WRITTEN TASK :: Do not repeat pictures. Repeat exactly the lines of the listing below from its first line through the line with "import * as".

DATA BLOCK ::
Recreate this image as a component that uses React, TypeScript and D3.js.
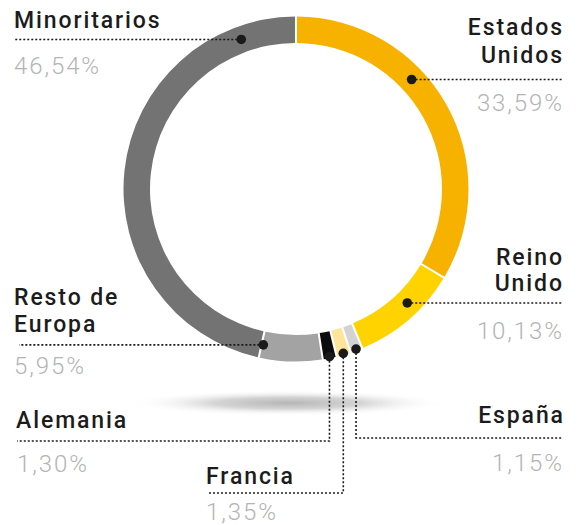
import React from "react";
import * as d3 from "d3";

// ---- data ----
const categories = ["Estados Unidos", "Reino Unido", "España", "Francia", "Alemania", "Resto de Europa", "Minoritarios"];
const values = [33.59, 10.13, 1.15, 1.35, 1.3, 5.95, 46.54];
const valueLabels = ["33,59%", "10,13%", "1,15%", "1,35%", "1,30%", "5,95%", "46,54%"];
const labelLines = [["Estados", "Unidos"], ["Reino", "Unido"], ["España"], ["Francia"], ["Alemania"], ["Resto de", "Europa"], ["Minoritarios"]];
const colors = ["#F7B200", "#FFD300", "#D3D3D3", "#FFE599", "#0C0C0C", "#A3A3A3", "#737373"];

// where the callout dot sits within each slice (0..1 along the slice) and whether on the outer edge
const dotFraction = [0.385, 0.405, 0.5, 0.5, 0.5, 0.97, 0.88];
const dotOnOuter = [false, false, true, true, true, false, false];

// ---- layout ----
const W = 578, H = 525;
const cx = 296, cy = 189;
const rOuter = 172.5, rInner = 146;
const rMid = (rOuter + rInner) / 2;

type Callout = {
  anchor: "start" | "end";
  textX: number;
  lineY: number[];
  pctY: number;
  pctX: number;
  edgeX: number;
  elbowY?: number;
};

const LS_LABEL = 1.9;
const LS_PCT = 1.9;

const callouts: Callout[] = [
  { anchor: "end", textX: 562 + LS_LABEL, lineY: [35, 63], pctY: 111, pctX: 562 + LS_PCT, edgeX: 562 },
  { anchor: "end", textX: 562 + LS_LABEL, lineY: [265, 291], pctY: 339, pctX: 562 + LS_PCT, edgeX: 562 },
  { anchor: "end", textX: 563 + LS_LABEL, lineY: [423], pctY: 471, pctX: 562 + LS_PCT, edgeX: 563, elbowY: 438 },
  { anchor: "start", textX: 206, lineY: [484], pctY: 520, pctX: 206, edgeX: 207, elbowY: 493 },
  { anchor: "start", textX: 16, lineY: [428], pctY: 472, pctX: 17, edgeX: 17, elbowY: 441 },
  { anchor: "start", textX: 14, lineY: [305, 332], pctY: 374, pctX: 14, edgeX: 19 },
  { anchor: "start", textX: 14, lineY: [28], pctY: 74, pctX: 14, edgeX: 15 },
];

const FONT = "Roboto, 'Open Sans', sans-serif";

export default function App() {
  const pie = d3.pie<number>().sort(null).value((d) => d);
  const arcs = pie(values);
  const arcGen = d3
    .arc<d3.PieArcDatum<number>>()
    .innerRadius(rInner)
    .outerRadius(rOuter)
    .padAngle(0.009);

  const dots = arcs.map((a, i) => {
    const ang = a.startAngle + (a.endAngle - a.startAngle) * dotFraction[i];
    const r = dotOnOuter[i] ? rOuter - 1.5 : rMid;
    return { x: cx + r * Math.sin(ang), y: cy - r * Math.cos(ang) };
  });

  return (
    <svg
      width={W}
      height={H}
      viewBox={`0 0 ${W} ${H}`}
      style={{ position: "absolute", left: 0, top: 0, background: "#fff" }}
    >
      <defs>
        <radialGradient id="shadow">
          <stop offset="0%" stopColor="#b5b5b5" stopOpacity={1} />
          <stop offset="45%" stopColor="#cccccc" stopOpacity={0.85} />
          <stop offset="100%" stopColor="#ffffff" stopOpacity={0} />
        </radialGradient>
      </defs>
      <ellipse cx={cx - 8} cy={403} rx={160} ry={13} fill="url(#shadow)" />

      <g transform={`translate(${cx},${cy})`}>
        {arcs.map((a, i) => (
          <path key={categories[i]} d={arcGen(a) || ""} fill={colors[i]} />
        ))}
      </g>

      {dots.map((d, i) => {
        const c = callouts[i];
        const pts = c.elbowY !== undefined
          ? `M${d.x},${d.y} L${d.x},${c.elbowY} L${c.edgeX},${c.elbowY}`
          : `M${d.x},${d.y} L${c.edgeX},${d.y}`;
        return (
          <path
            key={"l" + i}
            d={pts}
            fill="none"
            stroke="#1a1a1a"
            strokeWidth={1.6}
            strokeDasharray="2,2"
          />
        );
      })}
      {dots.map((d, i) => (
        <circle key={"d" + i} cx={d.x} cy={d.y} r={4.8} fill="#1a1a1a" />
      ))}

      {callouts.map((c, i) => (
        <g key={"t" + i}>
          {labelLines[i].map((t, j) => (
            <text
              key={j}
              x={c.textX}
              y={c.lineY[j]}
              textAnchor={c.anchor}
              fontFamily={FONT}
              fontWeight={500}
              fontSize={23}
              letterSpacing={LS_LABEL}
              fill="#1c1c1c"
            >
              {t}
            </text>
          ))}
          <text
            x={c.pctX}
            y={c.pctY}
            textAnchor={c.anchor}
            fontFamily={FONT}
            fontWeight={300}
            fontSize={24}
            letterSpacing={LS_PCT}
            fill="#b4b4b4"
          >
            {valueLabels[i]}
          </text>
        </g>
      ))}
    </svg>
  );
}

RESPONSE TO THIS TASK ::
Recreate this image as a component that uses React, TypeScript and D3.js.
import React from "react";
import * as d3 from "d3";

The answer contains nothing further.